Start of Collected material
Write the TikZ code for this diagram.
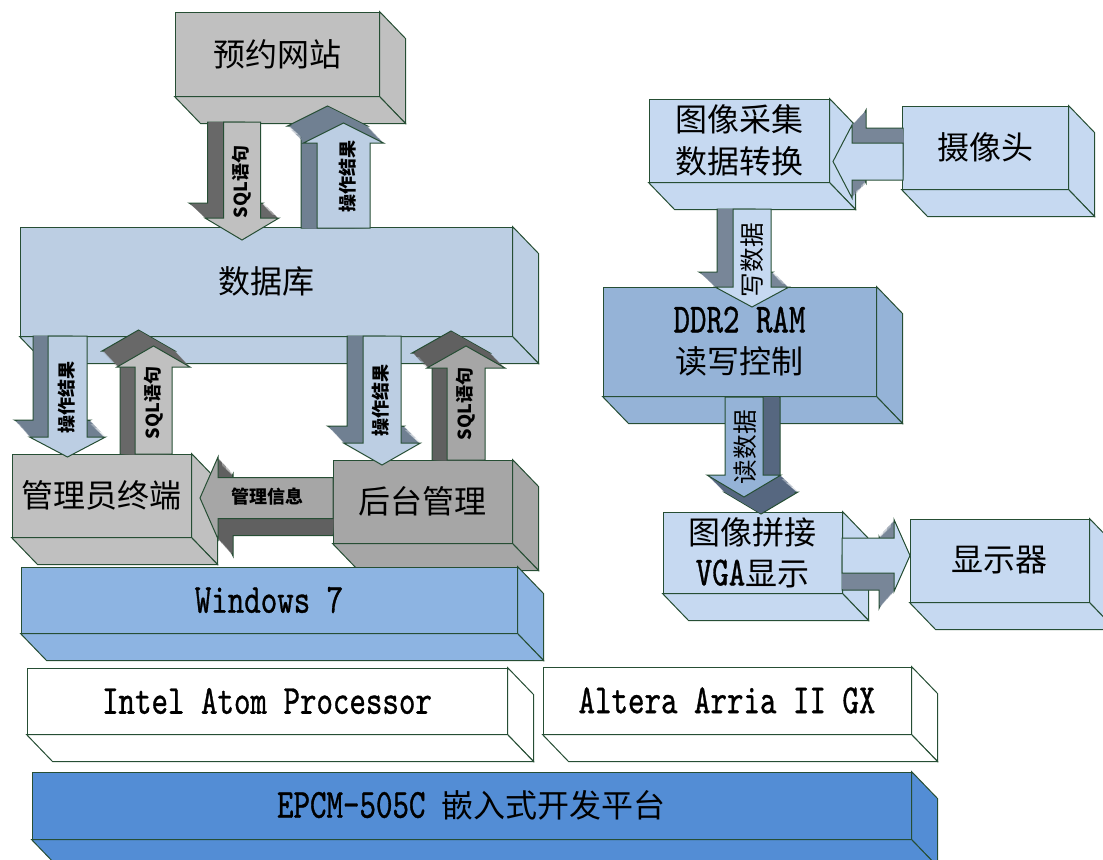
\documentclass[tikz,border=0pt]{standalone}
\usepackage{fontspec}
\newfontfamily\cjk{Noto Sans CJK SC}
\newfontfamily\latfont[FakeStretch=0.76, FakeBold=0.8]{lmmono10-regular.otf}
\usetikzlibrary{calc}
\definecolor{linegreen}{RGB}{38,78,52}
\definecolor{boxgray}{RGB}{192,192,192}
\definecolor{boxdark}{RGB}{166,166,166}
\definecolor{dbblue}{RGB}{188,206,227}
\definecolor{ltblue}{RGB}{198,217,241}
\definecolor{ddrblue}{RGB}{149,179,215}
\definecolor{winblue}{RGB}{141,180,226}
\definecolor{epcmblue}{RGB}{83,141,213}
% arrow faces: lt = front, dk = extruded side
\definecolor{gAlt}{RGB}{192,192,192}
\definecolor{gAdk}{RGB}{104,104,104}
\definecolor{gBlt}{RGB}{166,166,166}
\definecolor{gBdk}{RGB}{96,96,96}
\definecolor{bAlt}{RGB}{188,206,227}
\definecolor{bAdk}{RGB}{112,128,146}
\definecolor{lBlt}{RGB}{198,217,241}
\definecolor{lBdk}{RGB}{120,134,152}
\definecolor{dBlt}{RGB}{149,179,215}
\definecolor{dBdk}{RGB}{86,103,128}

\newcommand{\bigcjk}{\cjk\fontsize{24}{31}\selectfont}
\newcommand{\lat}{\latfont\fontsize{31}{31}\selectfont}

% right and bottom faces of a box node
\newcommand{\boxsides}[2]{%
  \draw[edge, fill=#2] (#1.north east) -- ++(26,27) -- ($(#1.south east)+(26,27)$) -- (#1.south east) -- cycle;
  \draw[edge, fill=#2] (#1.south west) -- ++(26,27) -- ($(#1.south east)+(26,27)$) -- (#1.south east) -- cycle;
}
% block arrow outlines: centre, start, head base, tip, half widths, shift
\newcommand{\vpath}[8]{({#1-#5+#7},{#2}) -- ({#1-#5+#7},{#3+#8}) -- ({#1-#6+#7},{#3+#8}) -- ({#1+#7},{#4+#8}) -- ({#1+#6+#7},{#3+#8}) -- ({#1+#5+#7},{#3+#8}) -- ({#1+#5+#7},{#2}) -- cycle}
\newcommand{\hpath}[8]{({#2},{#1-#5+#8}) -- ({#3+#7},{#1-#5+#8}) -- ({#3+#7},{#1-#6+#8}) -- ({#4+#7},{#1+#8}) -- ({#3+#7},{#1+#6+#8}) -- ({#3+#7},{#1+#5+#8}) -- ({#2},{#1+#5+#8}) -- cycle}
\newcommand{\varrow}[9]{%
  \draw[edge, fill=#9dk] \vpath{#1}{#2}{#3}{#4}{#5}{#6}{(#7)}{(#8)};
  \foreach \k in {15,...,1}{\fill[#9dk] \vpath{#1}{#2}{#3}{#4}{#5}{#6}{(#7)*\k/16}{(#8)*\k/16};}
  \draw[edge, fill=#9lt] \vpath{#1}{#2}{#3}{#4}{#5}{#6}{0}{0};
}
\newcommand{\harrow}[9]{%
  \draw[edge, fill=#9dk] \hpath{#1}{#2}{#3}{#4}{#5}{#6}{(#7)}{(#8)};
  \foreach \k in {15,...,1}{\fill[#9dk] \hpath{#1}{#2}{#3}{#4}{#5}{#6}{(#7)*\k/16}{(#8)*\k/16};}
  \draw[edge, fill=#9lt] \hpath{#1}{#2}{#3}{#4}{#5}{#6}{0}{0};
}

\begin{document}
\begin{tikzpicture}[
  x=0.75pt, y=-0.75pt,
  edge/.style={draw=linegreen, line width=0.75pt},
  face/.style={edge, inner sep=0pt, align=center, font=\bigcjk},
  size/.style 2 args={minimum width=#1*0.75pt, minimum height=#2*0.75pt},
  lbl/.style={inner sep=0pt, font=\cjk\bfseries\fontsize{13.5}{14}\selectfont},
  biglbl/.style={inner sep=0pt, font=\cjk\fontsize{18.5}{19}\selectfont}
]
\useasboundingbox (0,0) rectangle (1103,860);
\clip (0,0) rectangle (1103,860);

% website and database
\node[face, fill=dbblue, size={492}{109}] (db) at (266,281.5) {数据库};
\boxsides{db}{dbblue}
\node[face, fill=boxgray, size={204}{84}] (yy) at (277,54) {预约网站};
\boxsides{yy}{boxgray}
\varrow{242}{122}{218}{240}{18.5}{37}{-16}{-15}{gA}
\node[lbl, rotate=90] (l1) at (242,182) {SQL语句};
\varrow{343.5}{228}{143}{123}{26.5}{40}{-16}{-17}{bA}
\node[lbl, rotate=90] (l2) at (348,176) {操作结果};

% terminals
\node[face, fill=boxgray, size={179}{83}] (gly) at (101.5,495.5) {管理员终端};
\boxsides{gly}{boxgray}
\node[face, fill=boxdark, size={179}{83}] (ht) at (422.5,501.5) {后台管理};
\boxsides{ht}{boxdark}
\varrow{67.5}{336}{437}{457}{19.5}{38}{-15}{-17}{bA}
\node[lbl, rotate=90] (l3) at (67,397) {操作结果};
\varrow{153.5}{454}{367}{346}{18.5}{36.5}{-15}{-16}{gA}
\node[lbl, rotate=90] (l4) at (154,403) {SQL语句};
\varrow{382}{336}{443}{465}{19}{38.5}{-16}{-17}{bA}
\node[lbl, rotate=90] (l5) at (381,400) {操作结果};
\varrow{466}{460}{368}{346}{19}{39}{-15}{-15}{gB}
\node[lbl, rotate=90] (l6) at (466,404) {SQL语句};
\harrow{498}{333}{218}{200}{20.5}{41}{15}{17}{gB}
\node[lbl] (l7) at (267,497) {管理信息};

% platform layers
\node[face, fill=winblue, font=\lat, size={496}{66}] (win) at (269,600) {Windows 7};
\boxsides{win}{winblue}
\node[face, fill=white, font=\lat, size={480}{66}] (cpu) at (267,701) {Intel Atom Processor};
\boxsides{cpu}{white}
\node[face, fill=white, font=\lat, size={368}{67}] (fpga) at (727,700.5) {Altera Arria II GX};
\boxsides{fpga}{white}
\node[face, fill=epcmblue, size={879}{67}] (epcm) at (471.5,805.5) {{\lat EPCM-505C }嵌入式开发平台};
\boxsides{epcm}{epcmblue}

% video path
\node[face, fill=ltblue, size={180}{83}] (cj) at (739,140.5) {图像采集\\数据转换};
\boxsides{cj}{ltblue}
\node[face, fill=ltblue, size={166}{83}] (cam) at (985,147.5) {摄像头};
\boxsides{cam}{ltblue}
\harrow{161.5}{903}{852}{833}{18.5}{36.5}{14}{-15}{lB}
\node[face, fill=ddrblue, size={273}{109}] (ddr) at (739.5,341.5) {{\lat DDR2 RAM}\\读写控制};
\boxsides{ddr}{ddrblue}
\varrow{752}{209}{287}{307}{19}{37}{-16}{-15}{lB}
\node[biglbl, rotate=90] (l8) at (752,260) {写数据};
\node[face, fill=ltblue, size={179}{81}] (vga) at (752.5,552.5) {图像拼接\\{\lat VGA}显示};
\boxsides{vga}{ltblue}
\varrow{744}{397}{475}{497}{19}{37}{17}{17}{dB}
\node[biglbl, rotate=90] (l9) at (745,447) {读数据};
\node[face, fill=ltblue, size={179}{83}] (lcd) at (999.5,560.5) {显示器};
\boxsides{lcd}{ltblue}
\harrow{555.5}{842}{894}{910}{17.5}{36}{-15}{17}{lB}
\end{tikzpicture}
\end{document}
End of Collected material
→ Work to do: Exclude the pictures. Write out the remaining data exactly.

→ Reply:
Write the TikZ code for this diagram.
\documentclass[tikz,border=0pt]{standalone}
\usepackage{fontspec}
\newfontfamily\cjk{Noto Sans CJK SC}
\newfontfamily\latfont[FakeStretch=0.76, FakeBold=0.8]{lmmono10-regular.otf}
\usetikzlibrary{calc}
\definecolor{linegreen}{RGB}{38,78,52}
\definecolor{boxgray}{RGB}{192,192,192}
\definecolor{boxdark}{RGB}{166,166,166}
\definecolor{dbblue}{RGB}{188,206,227}
\definecolor{ltblue}{RGB}{198,217,241}
\definecolor{ddrblue}{RGB}{149,179,215}
\definecolor{winblue}{RGB}{141,180,226}
\definecolor{epcmblue}{RGB}{83,141,213}
% arrow faces: lt = front, dk = extruded side
\definecolor{gAlt}{RGB}{192,192,192}
\definecolor{gAdk}{RGB}{104,104,104}
\definecolor{gBlt}{RGB}{166,166,166}
\definecolor{gBdk}{RGB}{96,96,96}
\definecolor{bAlt}{RGB}{188,206,227}
\definecolor{bAdk}{RGB}{112,128,146}
\definecolor{lBlt}{RGB}{198,217,241}
\definecolor{lBdk}{RGB}{120,134,152}
\definecolor{dBlt}{RGB}{149,179,215}
\definecolor{dBdk}{RGB}{86,103,128}

\newcommand{\bigcjk}{\cjk\fontsize{24}{31}\selectfont}
\newcommand{\lat}{\latfont\fontsize{31}{31}\selectfont}

% right and bottom faces of a box node
\newcommand{\boxsides}[2]{%
  \draw[edge, fill=#2] (#1.north east) -- ++(26,27) -- ($(#1.south east)+(26,27)$) -- (#1.south east) -- cycle;
  \draw[edge, fill=#2] (#1.south west) -- ++(26,27) -- ($(#1.south east)+(26,27)$) -- (#1.south east) -- cycle;
}
% block arrow outlines: centre, start, head base, tip, half widths, shift
\newcommand{\vpath}[8]{({#1-#5+#7},{#2}) -- ({#1-#5+#7},{#3+#8}) -- ({#1-#6+#7},{#3+#8}) -- ({#1+#7},{#4+#8}) -- ({#1+#6+#7},{#3+#8}) -- ({#1+#5+#7},{#3+#8}) -- ({#1+#5+#7},{#2}) -- cycle}
\newcommand{\hpath}[8]{({#2},{#1-#5+#8}) -- ({#3+#7},{#1-#5+#8}) -- ({#3+#7},{#1-#6+#8}) -- ({#4+#7},{#1+#8}) -- ({#3+#7},{#1+#6+#8}) -- ({#3+#7},{#1+#5+#8}) -- ({#2},{#1+#5+#8}) -- cycle}
\newcommand{\varrow}[9]{%
  \draw[edge, fill=#9dk] \vpath{#1}{#2}{#3}{#4}{#5}{#6}{(#7)}{(#8)};
  \foreach \k in {15,...,1}{\fill[#9dk] \vpath{#1}{#2}{#3}{#4}{#5}{#6}{(#7)*\k/16}{(#8)*\k/16};}
  \draw[edge, fill=#9lt] \vpath{#1}{#2}{#3}{#4}{#5}{#6}{0}{0};
}
\newcommand{\harrow}[9]{%
  \draw[edge, fill=#9dk] \hpath{#1}{#2}{#3}{#4}{#5}{#6}{(#7)}{(#8)};
  \foreach \k in {15,...,1}{\fill[#9dk] \hpath{#1}{#2}{#3}{#4}{#5}{#6}{(#7)*\k/16}{(#8)*\k/16};}
  \draw[edge, fill=#9lt] \hpath{#1}{#2}{#3}{#4}{#5}{#6}{0}{0};
}

\begin{document}
\begin{tikzpicture}[
  x=0.75pt, y=-0.75pt,
  edge/.style={draw=linegreen, line width=0.75pt},
  face/.style={edge, inner sep=0pt, align=center, font=\bigcjk},
  size/.style 2 args={minimum width=#1*0.75pt, minimum height=#2*0.75pt},
  lbl/.style={inner sep=0pt, font=\cjk\bfseries\fontsize{13.5}{14}\selectfont},
  biglbl/.style={inner sep=0pt, font=\cjk\fontsize{18.5}{19}\selectfont}
]
\useasboundingbox (0,0) rectangle (1103,860);
\clip (0,0) rectangle (1103,860);

% website and database
\node[face, fill=dbblue, size={492}{109}] (db) at (266,281.5) {数据库};
\boxsides{db}{dbblue}
\node[face, fill=boxgray, size={204}{84}] (yy) at (277,54) {预约网站};
\boxsides{yy}{boxgray}
\varrow{242}{122}{218}{240}{18.5}{37}{-16}{-15}{gA}
\node[lbl, rotate=90] (l1) at (242,182) {SQL语句};
\varrow{343.5}{228}{143}{123}{26.5}{40}{-16}{-17}{bA}
\node[lbl, rotate=90] (l2) at (348,176) {操作结果};

% terminals
\node[face, fill=boxgray, size={179}{83}] (gly) at (101.5,495.5) {管理员终端};
\boxsides{gly}{boxgray}
\node[face, fill=boxdark, size={179}{83}] (ht) at (422.5,501.5) {后台管理};
\boxsides{ht}{boxdark}
\varrow{67.5}{336}{437}{457}{19.5}{38}{-15}{-17}{bA}
\node[lbl, rotate=90] (l3) at (67,397) {操作结果};
\varrow{153.5}{454}{367}{346}{18.5}{36.5}{-15}{-16}{gA}
\node[lbl, rotate=90] (l4) at (154,403) {SQL语句};
\varrow{382}{336}{443}{465}{19}{38.5}{-16}{-17}{bA}
\node[lbl, rotate=90] (l5) at (381,400) {操作结果};
\varrow{466}{460}{368}{346}{19}{39}{-15}{-15}{gB}
\node[lbl, rotate=90] (l6) at (466,404) {SQL语句};
\harrow{498}{333}{218}{200}{20.5}{41}{15}{17}{gB}
\node[lbl] (l7) at (267,497) {管理信息};

% platform layers
\node[face, fill=winblue, font=\lat, size={496}{66}] (win) at (269,600) {Windows 7};
\boxsides{win}{winblue}
\node[face, fill=white, font=\lat, size={480}{66}] (cpu) at (267,701) {Intel Atom Processor};
\boxsides{cpu}{white}
\node[face, fill=white, font=\lat, size={368}{67}] (fpga) at (727,700.5) {Altera Arria II GX};
\boxsides{fpga}{white}
\node[face, fill=epcmblue, size={879}{67}] (epcm) at (471.5,805.5) {{\lat EPCM-505C }嵌入式开发平台};
\boxsides{epcm}{epcmblue}

% video path
\node[face, fill=ltblue, size={180}{83}] (cj) at (739,140.5) {图像采集\\数据转换};
\boxsides{cj}{ltblue}
\node[face, fill=ltblue, size={166}{83}] (cam) at (985,147.5) {摄像头};
\boxsides{cam}{ltblue}
\harrow{161.5}{903}{852}{833}{18.5}{36.5}{14}{-15}{lB}
\node[face, fill=ddrblue, size={273}{109}] (ddr) at (739.5,341.5) {{\lat DDR2 RAM}\\读写控制};
\boxsides{ddr}{ddrblue}
\varrow{752}{209}{287}{307}{19}{37}{-16}{-15}{lB}
\node[biglbl, rotate=90] (l8) at (752,260) {写数据};
\node[face, fill=ltblue, size={179}{81}] (vga) at (752.5,552.5) {图像拼接\\{\lat VGA}显示};
\boxsides{vga}{ltblue}
\varrow{744}{397}{475}{497}{19}{37}{17}{17}{dB}
\node[biglbl, rotate=90] (l9) at (745,447) {读数据};
\node[face, fill=ltblue, size={179}{83}] (lcd) at (999.5,560.5) {显示器};
\boxsides{lcd}{ltblue}
\harrow{555.5}{842}{894}{910}{17.5}{36}{-15}{17}{lB}
\end{tikzpicture}
\end{document}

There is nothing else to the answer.